Monk est un génie maudit, il est au jazz ce que Louis Ferdinand Céline est à la littérature, l’inventeur d’un nouveau langage. D’abord, il y a ce swing, discret et omniprésent à la fois, cette façon d’être aussi indispensable quand il joue que quand son instrument se tait. Monk pouvait tricoter la plus fine dentelle musicale, enchainer les notes avec une délicatesse de joaillier du swing, puis tout détruire d’une note brutale. On ne comprit pas tout de suite cette manie de disséminer les dissonances comme autant de trappes où tombèrent ses partenaires non avertis.

La musique de Monk est une musique urbaine, une arithmétique sonore inspirée par le brouhaha de la ville. La seconde passion de Monk fut les maths, pour lui les descendants de Mozart et de Pythagore suivaient une logique proche. Mais l’époque n’était pas prête à glorifier un tel Archimède du jazz. A ses débuts, on se moqua de ses dissonances, on le prit pour un escroc se cachant derrière une fausse virtuosité. Durant cette période, il dut sa survie au soutien de la baronne de Koenigswater, qui l’hébergeât lors de ses mois les plus difficiles. Quand naquit le bop, Monk eut des engagements plus réguliers. Il joua alors avec Charlie Parker, qui fit partie des rares saxophonistes capables de s’épanouir dans les espaces laissés par son jeu. Les silences entretenus par le pianiste furent de véritables rampes de lancement pour celui que l’on appelait déjà l’oiseau.
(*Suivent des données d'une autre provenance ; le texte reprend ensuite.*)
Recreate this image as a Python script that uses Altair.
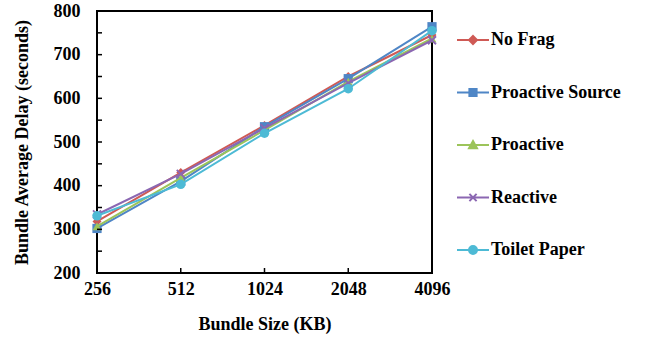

Cette parenthèse enchantée fut aussi courte qu’historique. Quelques mois plus tard, en 1951, Monk raccompagna Bud Powell après un concert. Une voiture de flics les obligea à s’arrêter, ce qui ne laissa pas à Bud le temps de planquer l’herbe qu’il avait posée sur le siège arrière. Les bleus n’eurent aucun mal à trouver la drogue, mais il fallait que Monk dénonce son ami pour qu’ils puissent le mettre en garde à vue. Monk savait bien que la dope appartenait à son ami, mais il refusa de le donner aux flics. Les forces de l’ordre confisquèrent donc sa cabaret card, avant de lyncher le pauvre Budd. Déjà fragile psychologiquement, Bud Powell ne se remettra jamais totalement de ce traumatisme.
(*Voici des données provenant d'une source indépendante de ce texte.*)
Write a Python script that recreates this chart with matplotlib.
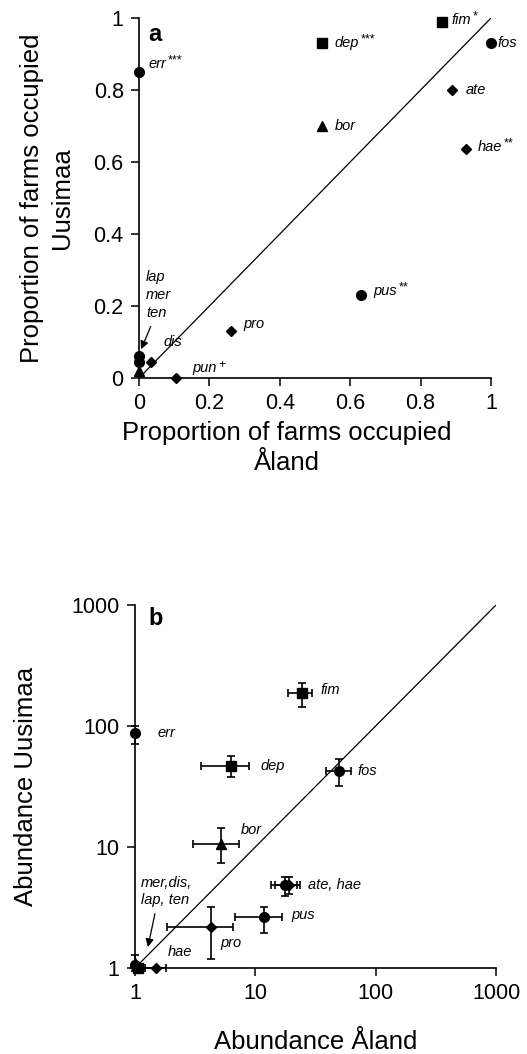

Quand à Monk, il savait bien que le priver de sa cabaret card revenait à lui enlever sa principale source de revenu. Il avait bien signé un contrat avec le label Blue Note, mais les disques qu’il enregistrait régulièrement ne se vendaient pas. Il ne dut encore sa survie qu’au soutien financier et moral de la baronne de Koenigswater, qui l’hébergea pendant une partie de cette période sombre. Quand Trane le rejoignit à New York, le grand Thelonious venait juste de récupérer sa précieuse carte, mais il voulut instruire son jeune ami avant de remonter sur scène.
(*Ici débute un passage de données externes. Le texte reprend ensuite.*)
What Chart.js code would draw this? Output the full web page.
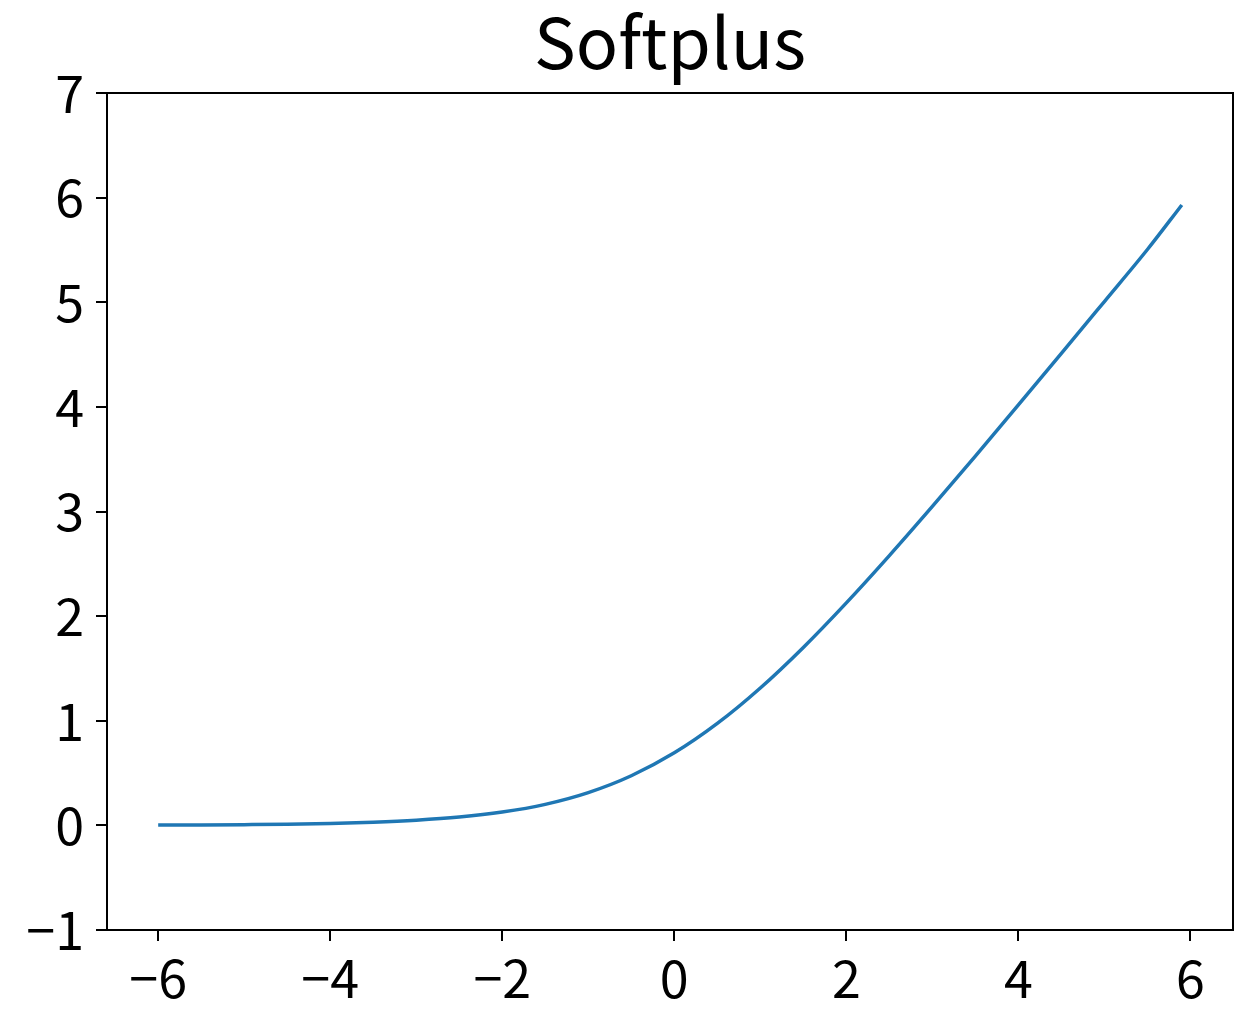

La technique pédagogique de Monk fut assez basique. Le premier jour, il donna les partitions à Coltrane avant de s’éclipser. Le saxophoniste s’acharna plusieurs jours sur ces partitions, se cassa les dents sur cette folle arithmétique. Parfois, Monk réapparut pour jouer quelques mesures avec Coltrane. Au bout de quelques secondes de jeu, il fit une drôle de tête avant de dire « Ce n’est pas comme ça qu’il faut le jouer ». Il partit donc de nouveau, pour ne revenir que plusieurs heures plus tard. Ce manège dura plus d’un mois avant qu’il ne s’installa au piano, se mit à jouer avec son saxophoniste, puis le gratifia d’un grand sourire : « Ça y est tu l’as ! »

Ce soir-là, au milieu des 122 chats de la baronne de Koenigswater, le swing Coltranien poussa ses premiers cris. Malgré ses progrès, Coltrane n’a pas encore abandonné les démons qui lui valurent d’être rejeté de ses orchestres précédents. Carburant à l’héroïne, le saxophoniste arriva en retard à sa première séance d’enregistrement avec Monk. Pour éviter de perdre de l’argent, le pianiste a alors enregistré la majeure partie de l’album seul. Quand Trane débarqua enfin, il ne restait plus que le titre Monk’s mood à enregistrer. Les premières mesures démarrèrent, le titre se mit en place, mais Monk dut encore hurler sur son saxophoniste pour qu’il joue sa partie.

Cet incident sera le déclic dont il avait besoin. Peu après ces séances, Coltrane retourne à Philadelphie, où il s’impose un régime strict fait d’eau et de fruits. Pendant cette période, il affirma avoir reçu la visite de dieu. Cette légende fut racontée dans les notes de pochette de « A love suprem », elle influença aussi une bonne partie de l’œuvre coltranienne.  Après une semaine d’exil, c’est un Coltrane clean qui revint à New York pour participer à l’enregistrement de l’album Monk’s Music.